Do this | Exactly as written, write out the lines below from the first to the one containing "const plusPath = 'path://M5,0L5,10M0,5L10,5';", inclusive. Pictures do not belong in the copy.

-- Start Data to use --

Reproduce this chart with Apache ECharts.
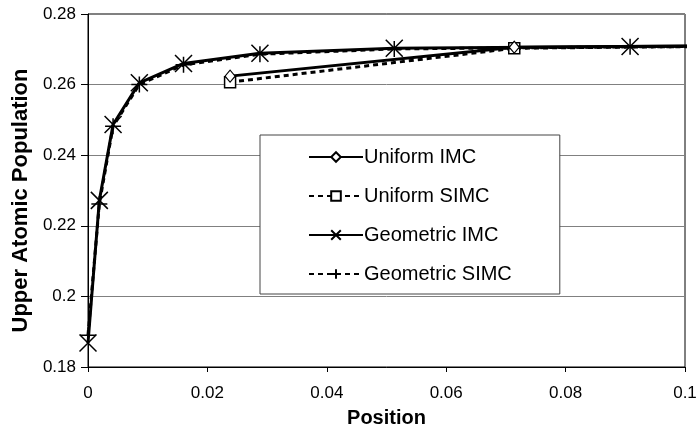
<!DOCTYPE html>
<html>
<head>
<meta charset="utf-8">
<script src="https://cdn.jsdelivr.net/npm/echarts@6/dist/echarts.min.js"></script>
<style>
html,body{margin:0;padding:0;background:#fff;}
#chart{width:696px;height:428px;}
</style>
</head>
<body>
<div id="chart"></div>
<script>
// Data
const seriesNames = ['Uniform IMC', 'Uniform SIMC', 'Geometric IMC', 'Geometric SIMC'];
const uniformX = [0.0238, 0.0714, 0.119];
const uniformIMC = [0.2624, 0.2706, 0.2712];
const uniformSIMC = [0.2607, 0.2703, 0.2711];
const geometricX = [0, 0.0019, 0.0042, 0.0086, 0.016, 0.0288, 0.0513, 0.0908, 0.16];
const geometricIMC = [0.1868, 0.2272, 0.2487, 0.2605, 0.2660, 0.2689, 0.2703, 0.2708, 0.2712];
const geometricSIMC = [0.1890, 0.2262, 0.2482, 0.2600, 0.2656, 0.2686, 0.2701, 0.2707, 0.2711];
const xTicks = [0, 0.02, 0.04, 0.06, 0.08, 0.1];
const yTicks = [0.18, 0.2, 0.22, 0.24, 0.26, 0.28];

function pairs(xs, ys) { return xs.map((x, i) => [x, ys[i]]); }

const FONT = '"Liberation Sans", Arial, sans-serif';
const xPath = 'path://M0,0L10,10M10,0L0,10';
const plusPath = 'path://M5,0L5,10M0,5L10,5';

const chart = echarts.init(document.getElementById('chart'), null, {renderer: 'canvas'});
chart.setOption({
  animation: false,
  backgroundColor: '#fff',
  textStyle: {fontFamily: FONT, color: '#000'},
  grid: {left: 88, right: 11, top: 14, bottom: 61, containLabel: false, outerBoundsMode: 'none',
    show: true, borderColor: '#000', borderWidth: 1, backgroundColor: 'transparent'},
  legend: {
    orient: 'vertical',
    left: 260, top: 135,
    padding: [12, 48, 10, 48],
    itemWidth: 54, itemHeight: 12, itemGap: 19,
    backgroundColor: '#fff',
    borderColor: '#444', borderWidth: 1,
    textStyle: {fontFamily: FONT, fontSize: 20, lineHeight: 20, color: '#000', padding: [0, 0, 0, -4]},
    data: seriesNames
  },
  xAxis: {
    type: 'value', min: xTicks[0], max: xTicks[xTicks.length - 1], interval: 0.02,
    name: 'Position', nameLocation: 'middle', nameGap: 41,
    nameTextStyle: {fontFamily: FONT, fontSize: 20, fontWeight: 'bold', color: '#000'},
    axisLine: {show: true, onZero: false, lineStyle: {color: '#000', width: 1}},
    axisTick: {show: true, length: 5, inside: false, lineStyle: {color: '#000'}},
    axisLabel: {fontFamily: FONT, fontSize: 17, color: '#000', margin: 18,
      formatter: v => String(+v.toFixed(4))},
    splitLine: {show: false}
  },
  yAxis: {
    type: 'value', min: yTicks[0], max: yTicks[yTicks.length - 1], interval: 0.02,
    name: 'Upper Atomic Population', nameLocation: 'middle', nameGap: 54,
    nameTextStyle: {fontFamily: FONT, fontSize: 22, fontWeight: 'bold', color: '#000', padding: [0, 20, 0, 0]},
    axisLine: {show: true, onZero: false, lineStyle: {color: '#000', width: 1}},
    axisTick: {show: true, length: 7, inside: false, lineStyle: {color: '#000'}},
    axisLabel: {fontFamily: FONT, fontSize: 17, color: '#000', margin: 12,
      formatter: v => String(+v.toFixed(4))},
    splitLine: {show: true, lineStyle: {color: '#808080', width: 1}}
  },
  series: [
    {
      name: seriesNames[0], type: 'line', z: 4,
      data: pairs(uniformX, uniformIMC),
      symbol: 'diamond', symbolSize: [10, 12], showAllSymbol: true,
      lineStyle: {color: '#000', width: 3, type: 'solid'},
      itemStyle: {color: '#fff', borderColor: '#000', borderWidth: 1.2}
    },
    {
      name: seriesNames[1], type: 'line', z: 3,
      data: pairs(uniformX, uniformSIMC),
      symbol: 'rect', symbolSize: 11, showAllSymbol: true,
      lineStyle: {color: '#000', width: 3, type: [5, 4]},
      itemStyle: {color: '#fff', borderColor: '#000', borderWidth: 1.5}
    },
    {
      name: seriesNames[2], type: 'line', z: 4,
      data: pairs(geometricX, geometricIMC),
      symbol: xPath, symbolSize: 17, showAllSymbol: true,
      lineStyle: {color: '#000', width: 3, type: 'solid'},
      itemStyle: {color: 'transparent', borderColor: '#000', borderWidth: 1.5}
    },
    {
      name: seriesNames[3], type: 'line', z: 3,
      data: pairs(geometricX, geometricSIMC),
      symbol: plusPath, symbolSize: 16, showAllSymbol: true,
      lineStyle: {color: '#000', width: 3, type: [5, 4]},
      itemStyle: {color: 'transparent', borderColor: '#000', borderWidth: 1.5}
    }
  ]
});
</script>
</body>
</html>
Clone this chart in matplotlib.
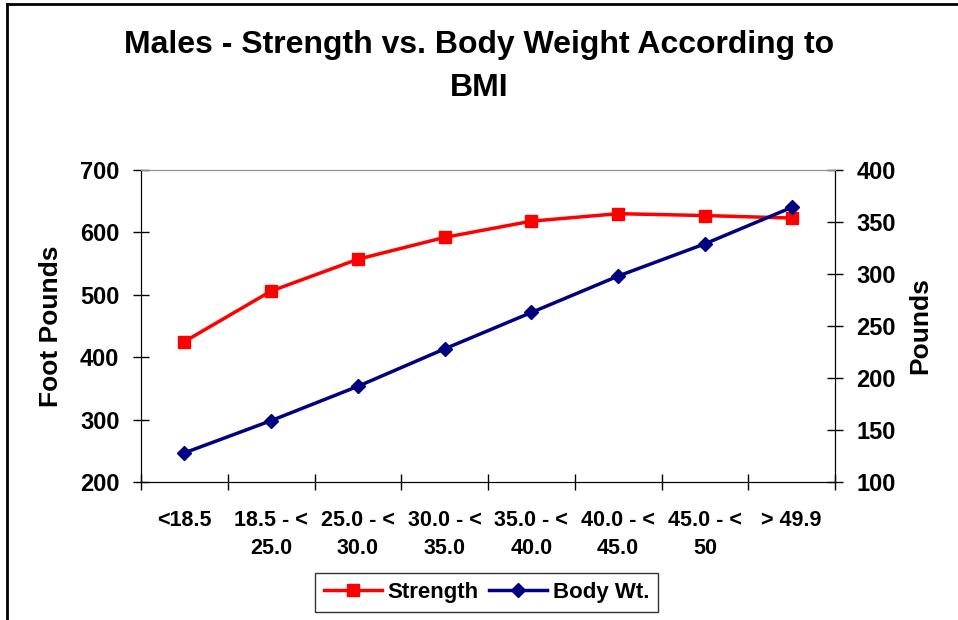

-- End Data to use --

Output of the exercise |
Reproduce this chart with Apache ECharts.
<!DOCTYPE html>
<html>
<head>
<meta charset="utf-8">
<script src="https://cdn.jsdelivr.net/npm/echarts@6/dist/echarts.min.js"></script>
<style>
html,body{margin:0;padding:0;background:#fff;}
#chart{width:696px;height:428px;}
</style>
</head>
<body>
<div id="chart"></div>
<script>
// Data
const seriesNames = ['Uniform IMC', 'Uniform SIMC', 'Geometric IMC', 'Geometric SIMC'];
const uniformX = [0.0238, 0.0714, 0.119];
const uniformIMC = [0.2624, 0.2706, 0.2712];
const uniformSIMC = [0.2607, 0.2703, 0.2711];
const geometricX = [0, 0.0019, 0.0042, 0.0086, 0.016, 0.0288, 0.0513, 0.0908, 0.16];
const geometricIMC = [0.1868, 0.2272, 0.2487, 0.2605, 0.2660, 0.2689, 0.2703, 0.2708, 0.2712];
const geometricSIMC = [0.1890, 0.2262, 0.2482, 0.2600, 0.2656, 0.2686, 0.2701, 0.2707, 0.2711];
const xTicks = [0, 0.02, 0.04, 0.06, 0.08, 0.1];
const yTicks = [0.18, 0.2, 0.22, 0.24, 0.26, 0.28];

function pairs(xs, ys) { return xs.map((x, i) => [x, ys[i]]); }

const FONT = '"Liberation Sans", Arial, sans-serif';
const xPath = 'path://M0,0L10,10M10,0L0,10';
const plusPath = 'path://M5,0L5,10M0,5L10,5';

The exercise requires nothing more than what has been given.